We also had Carla Morrison and La Mala Rodríguez with us. When we were working on “A Donde Van Los Muertos,” the song developed a certain melancholy that perhaps was lost in the original version. With La Mala, we had done “Negro Día” with her, but we had never had the chance to play it live the way it was recorded. We admire our collaborators a lot. There’s good friendship among us all.

You mention that you found another side to your music with the new version of “A Dónde Van Los Muertos.” Did that happen with any of the other older songs?
I think it happened with each one we played. “El Son De Mi Primer Amor” turned into a hip-hop/reggae cut with a chorus better suited for a ballad. In ”Bailar Hasta Quemarnos,” we found a more emotional melody. We seized the chance to not just focus on the groove like we usually do.

Photo by Napoleón Habeica.

 

It sounds like the experience made you work your songs in a different way.
We have always worked on those aspects although the focus has been to give a sense of party and euphoria.

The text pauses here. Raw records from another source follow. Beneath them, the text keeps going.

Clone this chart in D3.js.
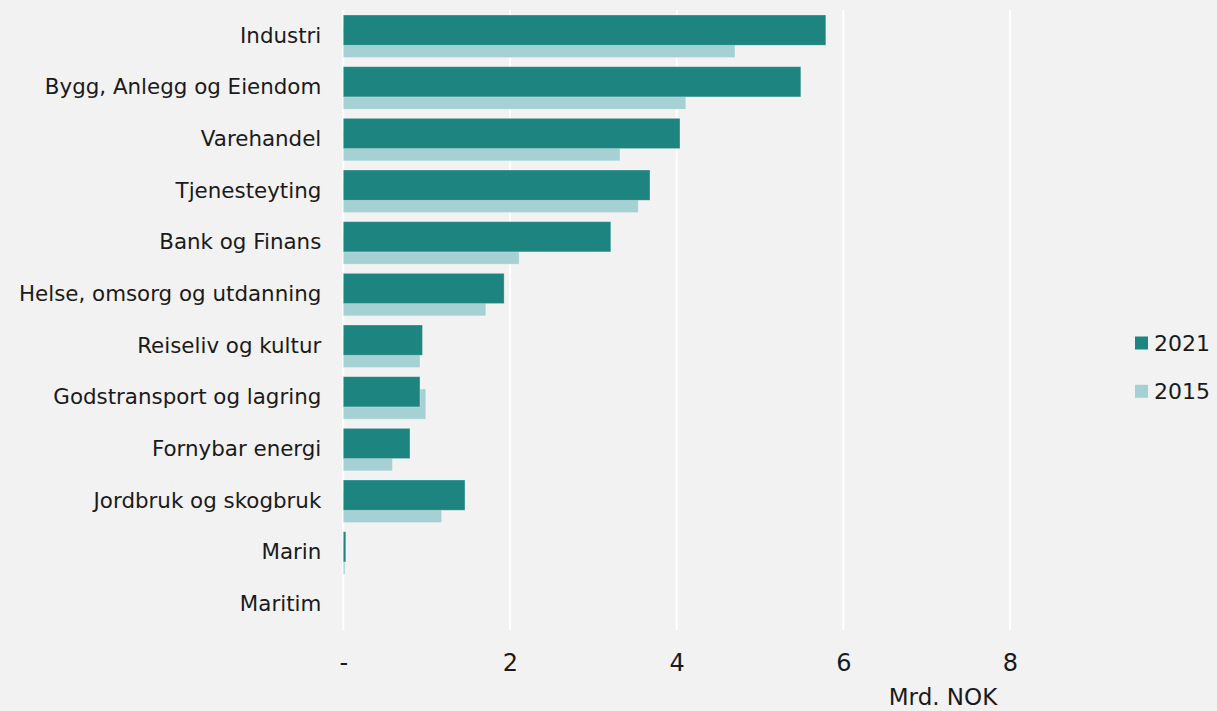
<!DOCTYPE html>
<html>
<head>
<meta charset="utf-8">
<script src="https://cdn.jsdelivr.net/npm/d3@7"></script>
<style>
  html, body { margin: 0; padding: 0; background: #f2f2f2; }
  svg { display: block; }
  text { font-family: "DejaVu Sans", sans-serif; fill: #1a1a1a; }
</style>
</head>
<body>
<div id="chart"></div>
<script>
// Categories, top to bottom
const categories = [
  'Industri', 'Bygg, Anlegg og Eiendom', 'Varehandel', 'Tjenesteyting',
  'Bank og Finans', 'Helse, omsorg og utdanning', 'Reiseliv og kultur',
  'Godstransport og lagring', 'Fornybar energi', 'Jordbruk og skogbruk',
  'Marin', 'Maritim'
];
// Mrd. NOK
const values2021 = [5.79, 5.49, 4.04, 3.68, 3.21, 1.93, 0.95, 0.92, 0.80, 1.46, 0.03, 0];
const values2015 = [4.70, 4.11, 3.32, 3.54, 2.11, 1.71, 0.92, 0.99, 0.59, 1.18, 0.02, 0];
const xTicks = [0, 2, 4, 6, 8];
const seriesNames = ['2021', '2015'];

const width = 1217, height = 711;
const margin = { top: 10, left: 343.3, right: 207, bottom: 81 };
const colors = { '2021': '#1e8480', '2015': '#a6d1d4' };

const svg = d3.select('#chart').append('svg')
  .attr('width', width)
  .attr('height', height);

svg.append('rect').attr('width', width).attr('height', height).attr('fill', '#f2f2f2');

const x = d3.scaleLinear().domain([0, 8]).range([margin.left, width - margin.right]);
const y = d3.scaleBand().domain(categories).range([margin.top, height - margin.bottom]);
const bw = y.bandwidth();

// gridlines
svg.append('g').selectAll('line')
  .data(xTicks)
  .join('line')
  .attr('x1', d => x(d)).attr('x2', d => x(d))
  .attr('y1', margin.top).attr('y2', height - margin.bottom)
  .attr('stroke', '#ffffff')
  .attr('stroke-width', 2);

// 2015 bars (behind, shifted down)
svg.append('g').selectAll('rect')
  .data(categories)
  .join('rect')
  .attr('x', x(0))
  .attr('y', d => y(d) + bw * 0.335)
  .attr('width', (d, i) => x(values2015[i]) - x(0))
  .attr('height', bw * 0.585)
  .attr('fill', colors['2015'])
  .attr('stroke', 'rgba(255,255,255,0.35)')
  .attr('stroke-width', 0.8);

// 2021 bars
svg.append('g').selectAll('rect')
  .data(categories)
  .join('rect')
  .attr('x', x(0))
  .attr('y', d => y(d) + bw * 0.097)
  .attr('width', (d, i) => x(values2021[i]) - x(0))
  .attr('height', bw * 0.585)
  .attr('fill', colors['2021'])
  .attr('stroke', 'rgba(255,255,255,0.35)')
  .attr('stroke-width', 0.8);

// category labels
const yAxis = d3.axisLeft(y).tickSize(0).tickPadding(22);
svg.append('g')
  .attr('transform', `translate(${x(0)},0)`)
  .call(yAxis)
  .call(g => g.select('.domain').remove())
  .call(g => g.selectAll('text')
    .attr('font-size', '21.4px')
    .attr('fill', '#1a1a1a')
    .style('font-family', '"DejaVu Sans", sans-serif'));

// x tick labels
const xAxis = d3.axisBottom(x)
  .tickValues(xTicks)
  .tickSize(0)
  .tickPadding(23.5)
  .tickFormat(d => d === 0 ? '-' : d);
svg.append('g')
  .attr('transform', `translate(0,${height - margin.bottom})`)
  .call(xAxis)
  .call(g => g.select('.domain').remove())
  .call(g => g.selectAll('text')
    .attr('font-size', '24px')
    .attr('fill', '#1a1a1a')
    .style('font-family', '"DejaVu Sans", sans-serif'));

// axis title
svg.append('text')
  .attr('x', 943)
  .attr('y', 705)
  .attr('text-anchor', 'middle')
  .attr('font-size', '23px')
  .text('Mrd. NOK');

// legend
const legend = svg.append('g').attr('transform', 'translate(1135,336.5)');
seriesNames.forEach((s, i) => {
  const g = legend.append('g').attr('transform', `translate(0,${i * 48.3})`);
  g.append('rect').attr('width', 13).attr('height', 13).attr('fill', colors[s]);
  g.append('text').attr('x', 19).attr('y', 6.5).attr('dy', '0.35em')
    .attr('font-size', '22px').text(s);
});
</script>
</body>
</html>
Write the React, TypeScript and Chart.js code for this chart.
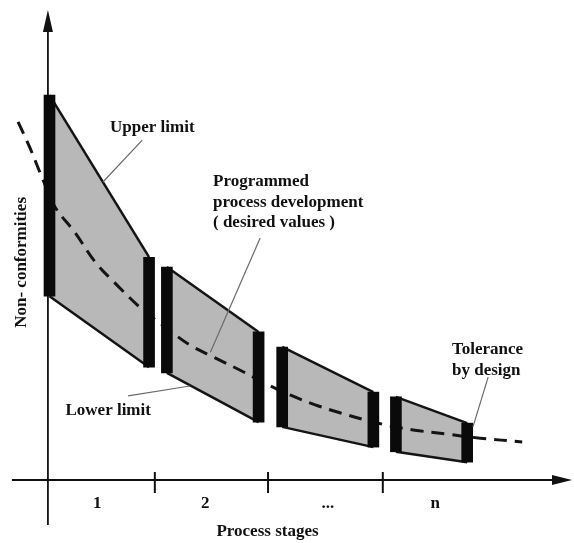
import React, { useEffect, useRef } from 'react';
import { Chart, registerables } from 'chart.js';

Chart.register(...registerables);

// Tolerance bands per process stage (x in arbitrary stage-progress units, y in non-conformity units)
const segStartX = [0.3, 22.7, 44.7, 66.4];
const segEndX = [19.3, 40.2, 62.1, 80.0];
const upperStart = [81.9, 45.3, 28.3, 17.7];
const upperEnd = [47.4, 31.5, 18.7, 12.1];
const lowerStart = [39.1, 22.8, 11.3, 6.0];
const lowerEnd = [24.0, 12.3, 7.0, 3.8];

// Programmed process development (desired values)
const curveX = [-5.7, -3.4, -1.1, 1.35, 5.2, 9.0, 12.8, 18.1, 22.3, 27.1, 31.9, 36.6, 41.4, 46.2, 51.0, 55.7, 60.5, 65.3, 70.0, 75.8, 82.5, 90.5];
const curveY = [76.2, 70.6, 64.3, 58.1, 52.6, 46.4, 41.9, 36.2, 32.6, 28.7, 26.0, 23.4, 20.6, 18.1, 16.0, 14.3, 12.8, 11.5, 10.6, 9.8, 8.9, 8.1];

// Stage axis
const stageBoundaries = [20.4, 42.0, 63.9];
const stageLabels = ['1', '2', '...', 'n'];
const stageLabelX = [9.4, 30.0, 53.4, 73.9];

const xTitle = 'Process stages';
const yTitle = 'Non- conformities';

const annotations = [
  { lines: ['Upper limit'], x: 11.85, y: 74.9, align: 'left', leader: [[18.0, 72.3], [10.5, 63.4]] },
  { lines: ['Programmed', 'process development', '( desired values )'], x: 31.5, y: 63.4, align: 'left', leader: [[40.5, 51.5], [31.0, 27.2]] },
  { lines: ['Lower limit'], x: 11.5, y: 14.7, align: 'center', leader: [[15.3, 17.9], [27.1, 20.0]] },
  { lines: ['Tolerance', 'by design'], x: 77.1, y: 27.7, align: 'left', leader: [[84.0, 21.9], [81.1, 11.3]] },
];

const FONT = 'bold 17px "Liberation Serif", "DejaVu Serif", serif';

export default function App() {
  const ref = useRef<HTMLCanvasElement>(null);

  useEffect(() => {
    const canvas = ref.current;
    if (!canvas) return;

    const datasets: any[] = [];
    for (let i = 0; i < segStartX.length; i++) {
      datasets.push({
        type: 'line',
        label: 'upper' + i,
        data: [{ x: segStartX[i], y: upperStart[i] }, { x: segEndX[i], y: upperEnd[i] }],
        borderColor: '#141414',
        borderWidth: 2.5,
        pointRadius: 0,
        fill: false,
        order: 3,
      });
      datasets.push({
        type: 'line',
        label: 'lower' + i,
        data: [{ x: segStartX[i], y: lowerStart[i] }, { x: segEndX[i], y: lowerEnd[i] }],
        borderColor: '#141414',
        borderWidth: 2.5,
        pointRadius: 0,
        fill: '-1',
        backgroundColor: '#b8b8b8',
        order: 3,
      });
    }
    datasets.push({
      type: 'line',
      label: 'desired',
      data: curveX.map((x, i) => ({ x, y: curveY[i] })),
      borderColor: '#141414',
      borderWidth: 3,
      borderDash: [13, 8],
      pointRadius: 0,
      tension: 0.35,
      fill: false,
      order: 2,
      clip: false,
    });
    const tolBars: any[] = [];
    for (let i = 0; i < segStartX.length; i++) {
      tolBars.push({ x: segStartX[i], y: [lowerStart[i], upperStart[i]] });
      tolBars.push({ x: segEndX[i], y: [lowerEnd[i], upperEnd[i]] });
    }
    datasets.push({
      type: 'bar',
      label: 'tolerance',
      data: tolBars,
      backgroundColor: '#0a0a0a',
      borderWidth: 0,
      barThickness: 11,
      order: 1,
    });

    const decor = {
      id: 'decor',
      beforeDraw(chart: any) {
        const c = chart.ctx;
        c.save();
        c.fillStyle = '#ffffff';
        c.fillRect(0, 0, chart.width, chart.height);
        c.restore();
      },
      beforeDatasetsDraw(chart: any) {
        const c = chart.ctx;
        const xs = chart.scales.x;
        const ys = chart.scales.y;
        const area = chart.chartArea;
        const x0 = xs.getPixelForValue(0);
        const y0 = ys.getPixelForValue(0);
        c.save();
        c.strokeStyle = '#111';
        c.fillStyle = '#111';
        c.lineWidth = 1.8;
        // y axis
        c.beginPath();
        c.moveTo(x0, y0 + 45);
        c.lineTo(x0, area.top + 18);
        c.stroke();
        c.beginPath();
        c.moveTo(x0, area.top);
        c.lineTo(x0 - 5, area.top + 22);
        c.lineTo(x0 + 5, area.top + 22);
        c.closePath();
        c.fill();
        // x axis
        c.beginPath();
        c.moveTo(x0 - 36, y0);
        c.lineTo(area.right - 16, y0);
        c.stroke();
        c.beginPath();
        c.moveTo(area.right, y0);
        c.lineTo(area.right - 20, y0 - 5);
        c.lineTo(area.right - 20, y0 + 5);
        c.closePath();
        c.fill();
        // ticks
        c.lineWidth = 2;
        stageBoundaries.forEach((v) => {
          const px = xs.getPixelForValue(v);
          c.beginPath();
          c.moveTo(px, y0 - 8);
          c.lineTo(px, y0 + 13);
          c.stroke();
        });
        // tick labels
        c.font = FONT;
        c.textAlign = 'center';
        c.textBaseline = 'middle';
        stageLabels.forEach((t, i) => {
          c.fillText(t, xs.getPixelForValue(stageLabelX[i]), y0 + 24);
        });
        // axis titles
        c.fillText(xTitle, xs.getPixelForValue(41.9), y0 + 52);
        c.translate(22, ys.getPixelForValue(46.3));
        c.rotate(-Math.PI / 2);
        c.fillText(yTitle, 0, 0);
        c.restore();
      },
      afterDatasetsDraw(chart: any) {
        const c = chart.ctx;
        const xs = chart.scales.x;
        const ys = chart.scales.y;
        c.save();
        annotations.forEach((a) => {
          c.strokeStyle = '#6a6a6a';
          c.lineWidth = 1.2;
          c.beginPath();
          c.moveTo(xs.getPixelForValue(a.leader[0][0]), ys.getPixelForValue(a.leader[0][1]));
          c.lineTo(xs.getPixelForValue(a.leader[1][0]), ys.getPixelForValue(a.leader[1][1]));
          c.stroke();
          c.fillStyle = '#111';
          c.font = FONT;
          c.textAlign = a.align as CanvasTextAlign;
          c.textBaseline = 'middle';
          a.lines.forEach((ln, j) => {
            c.fillText(ln, xs.getPixelForValue(a.x), ys.getPixelForValue(a.y) + j * 20.5);
          });
        });
        c.restore();
      },
    };

    const chart = new Chart(canvas, {
      type: 'line',
      data: { datasets },
      options: {
        animation: false,
        responsive: false,
        events: [],
        layout: { padding: { left: 6, right: 2, top: 10, bottom: 63 } },
        scales: {
          x: { type: 'linear', min: -8, max: 100, display: false, offset: false },
          y: { type: 'linear', min: 0, max: 100, display: false },
        },
        plugins: {
          legend: { display: false },
          tooltip: { enabled: false },
          filler: { drawTime: 'beforeDatasetsDraw' },
        } as any,
      },
      plugins: [decor],
    });
    return () => chart.destroy();
  }, []);

  return (
    <div style={{ position: 'absolute', left: 0, top: 0, width: 574, height: 543 }}>
      <canvas ref={ref} width={574} height={543} />
    </div>
  );
}
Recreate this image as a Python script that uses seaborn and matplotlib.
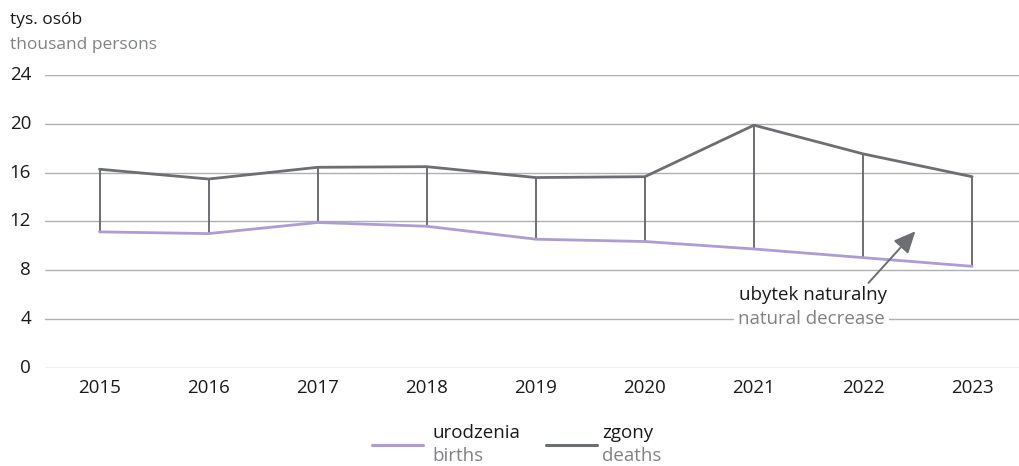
import matplotlib
matplotlib.use("Agg")
import matplotlib.pyplot as plt
import seaborn as sns
import pandas as pd
import numpy as np

years = ["2015", "2016", "2017", "2018", "2019", "2020", "2021", "2022", "2023"]
births = [11.15, 11.01, 11.92, 11.61, 10.55, 10.36, 9.75, 9.04, 8.33]
deaths = [16.28, 15.48, 16.44, 16.49, 15.60, 15.67, 19.89, 17.54, 15.67]
y_ticks = [0, 4, 8, 12, 16, 20, 24]

BIRTH_COLOR = "#ae9cd4"
DEATH_COLOR = "#6d6e71"
GRID_COLOR = "#aeb0b3"
TEXT_DARK = "#1a1a1a"
TEXT_GREY = "#808285"

sns.set_theme(style="white")
plt.rcParams["font.family"] = ["Open Sans", "DejaVu Sans"]

fig = plt.figure(figsize=(10.19, 4.66), dpi=100)
ax = fig.add_axes([45 / 1019, 1 - 368 / 466, 1 - 45 / 1019, (368 - 75) / 466])

x = np.arange(len(years))
df = pd.DataFrame({"x": np.concatenate([x, x]),
                   "value": births + deaths,
                   "series": ["births"] * len(x) + ["deaths"] * len(x)})

# gap between deaths and births for each year
ax.vlines(x, births, deaths, color=DEATH_COLOR, lw=1.4, zorder=3)

sns.lineplot(data=df, x="x", y="value", hue="series",
             palette={"births": BIRTH_COLOR, "deaths": DEATH_COLOR},
             linewidth=2.0, legend=False, ax=ax, zorder=4)

ax.set_xlim(-0.5, 8.43)
ax.set_ylim(0, 24)
ax.set_yticks(y_ticks)
ax.set_yticklabels([str(v) for v in y_ticks])
ax.yaxis.grid(True, color=GRID_COLOR, lw=1.0)
ax.set_axisbelow(True)
for s in ax.spines.values():
    s.set_visible(False)
ax.set_xlabel("")
ax.set_ylabel("")

# category labels centred, small ticks on category boundaries
ax.set_xticks(x)
ax.set_xticklabels(years)
ax.set_xticks(np.arange(-0.5, 8.5, 1.0), minor=True)
ax.tick_params(axis="x", which="major", length=0, pad=8, labelsize=13.5, labelcolor=TEXT_DARK)
ax.tick_params(axis="x", which="minor", length=4, width=0.8, color=GRID_COLOR, direction="in")
ax.tick_params(axis="y", length=0, pad=10, labelsize=13.5, labelcolor=TEXT_DARK)
for lab in ax.get_yticklabels():
    lab.set_verticalalignment("center")

# unit labels
fig.text(10 / 1019, 1 - 20 / 466, "tys. osób", fontsize=12.5, color=TEXT_DARK, va="center", ha="left")
fig.text(10 / 1019, 1 - 45 / 466, "thousand persons", fontsize=12.5, color=TEXT_GREY, va="center", ha="left")

# natural decrease annotation
ax.text(6.54, 5.95, "ubytek naturalny", fontsize=13.5, color=TEXT_DARK, ha="center", va="center", zorder=5)
ax.text(6.53, 4.0, "natural decrease", fontsize=13.5, color=TEXT_GREY, ha="center", va="center", zorder=5,
        bbox=dict(boxstyle="square,pad=0.22", fc="white", ec="none"))
ax.annotate("", xy=(7.48, 11.2), xytext=(7.05, 6.97),
            arrowprops=dict(arrowstyle="-|>,head_length=1.1,head_width=0.5", color=DEATH_COLOR, lw=1.4,
                            shrinkA=0, shrinkB=0),
            zorder=5)

# legend
fig.add_artist(plt.Line2D([372 / 1019, 423 / 1019], [1 - 445 / 466] * 2, color=BIRTH_COLOR, lw=2.2))
fig.text(432 / 1019, 1 - 433 / 466, "urodzenia", fontsize=13.5, color=TEXT_DARK, va="center")
fig.text(432 / 1019, 1 - 456 / 466, "births", fontsize=13.5, color=TEXT_GREY, va="center")
fig.add_artist(plt.Line2D([546 / 1019, 597 / 1019], [1 - 445 / 466] * 2, color=DEATH_COLOR, lw=2.2))
fig.text(602 / 1019, 1 - 433 / 466, "zgony", fontsize=13.5, color=TEXT_DARK, va="center")
fig.text(602 / 1019, 1 - 456 / 466, "deaths", fontsize=13.5, color=TEXT_GREY, va="center")

fig.savefig("out.png", dpi=100, facecolor="white")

Now, these other elements have been brought forth and given their due attention. We’re eager to keep working this way, and I think it all enriches the creative process. It opened doors for us, in terms of new approaches.

“We forced ourselves not to play to a click track, to play new instruments we weren’t familiar with. It will definitely have an impact in our future music.”

There were also challenges. We forced ourselves not to play to a click track, to play new instruments we weren’t familiar with. It will definitely have an impact in our future music.

Was there an example that inspired you to do these new versions?
We’re part of the generation that grew up watching the original MTV Unplugged run. We’re fans of the Nirvana, The Cure, Illya Kuryaki, and Café Tacvba [episodes]. I think we took small elements from all of those as well as creating our own sound and setting. In most cases, [other episodes] tend to feature the artist’s ballads or their more relaxed moments, and they also try to strip the songs to their bare elements. We did the opposite; we maximized our sound; we added an orchestra. In “Bailar Hasta Quemarnos” we originally sampled an orchestra but for this show, we had a real one play those parts live.

If you had any chance to feature anybody, without concern for anything, who would your dream guest be and in which song would you like them to play?
Vanilla Ice. We would do a mashup of “Ice Ice Baby” and “Bailar Hasta Quemarnos” [laughs].